Sunday, November 25, 2012

A checklist for the wage garnishment debtor

There are few things in life more insulting, embarrassing and shocking  then to have your wages garnished. Even if you know that it's coming, or suspect the possibility, it is still a big shock when it happens. The universal question is, "What can I do about it."

The first priority is to get informed, both about the law and the facts.

The first understanding is in the United States there are a few Federal wage garnishment laws that apply to every state, but the main legal provisions are based upon State law, and the laws are very different from one State to the next. So, the Federal wage garnishment laws apply everywhere in the United States no matter where you live and the State wage garnishment laws apply depending upon where you live, where you work and where your employer does business. See the limits on wage garnishment put in place by Federal law: What's the maximum amount of wage garnishment?

The second understanding is that different wage garnishment rules apply depending upon the type of debt that's being collected. A wage garnishment for a credit card debt is different from a garnishment for a child support debt, for example. There are several other types of debt, with differing garnishment rules, in addition to these.

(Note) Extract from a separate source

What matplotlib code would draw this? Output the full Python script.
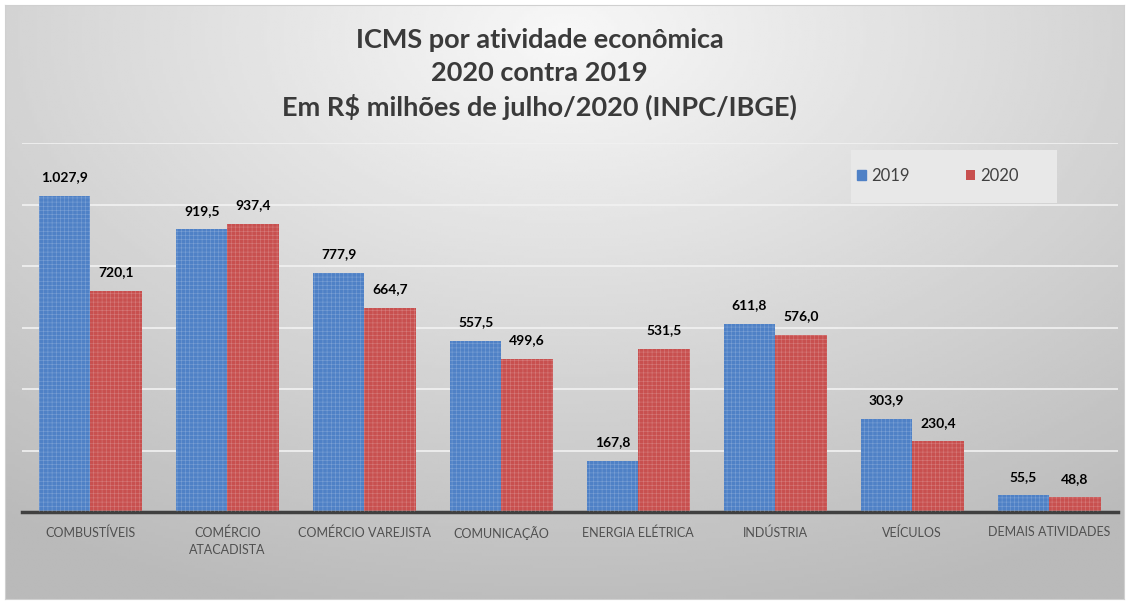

An important third understanding is the availability of free or low-cost legal services. Legal Services Corporation lists affiliates in each of the fifty States and the District of Columbia. In order to qualify for free legal assistance from a program funded by LSC, you must not have income and assets over a certain level. The programs only accept cases that fall within its established priorities, which may or may not include wage garnishments. But, you must contact your local program directly to find out if you meet the eligibility guidelines and if your legal problem is among the program's priorities for services. If your local program is unable to help you directly, they may be able to suggest other useful resources in your area.

The final understanding is that you can always do it yourself, without a lawyer. You have a Constitutional right to represent yourself in court. Some cases are simple and others are complex. Some of the more complex issues of garnishment law involve debtors, employers and creditors in different states. See: Can garnishment follow you Across State Lines?


A. Basic information you must have:
  1. The name of the court that ordered wage garnishment and the court identification number for your garnishment. 
  2. The name of the garnishment creditor and its lawyer. You need contact information.
  3. The source of the debt being collected. This usually involves a prior lawsuit and court judgment against you. It is useful to have all the details about that prior lawsuit too. It might have been in a different court, or even in a different state. What is the total amount owed? What is the interest rate you are now being charged on this amount?

B. Options:
  1. Pay the whole debt, plus interest, in full.
  2. Seek bankruptcy protection.
  3. Take the required steps to claim optional State law exemptions, if any are available.
  4. Seek to invalidate or set-aside the prior judgment.
  5. Negotiate a voluntary payment plan that does not involve wage garnishment.
  6. Seek to have the amount of the garnishment reduced for hardship reasons.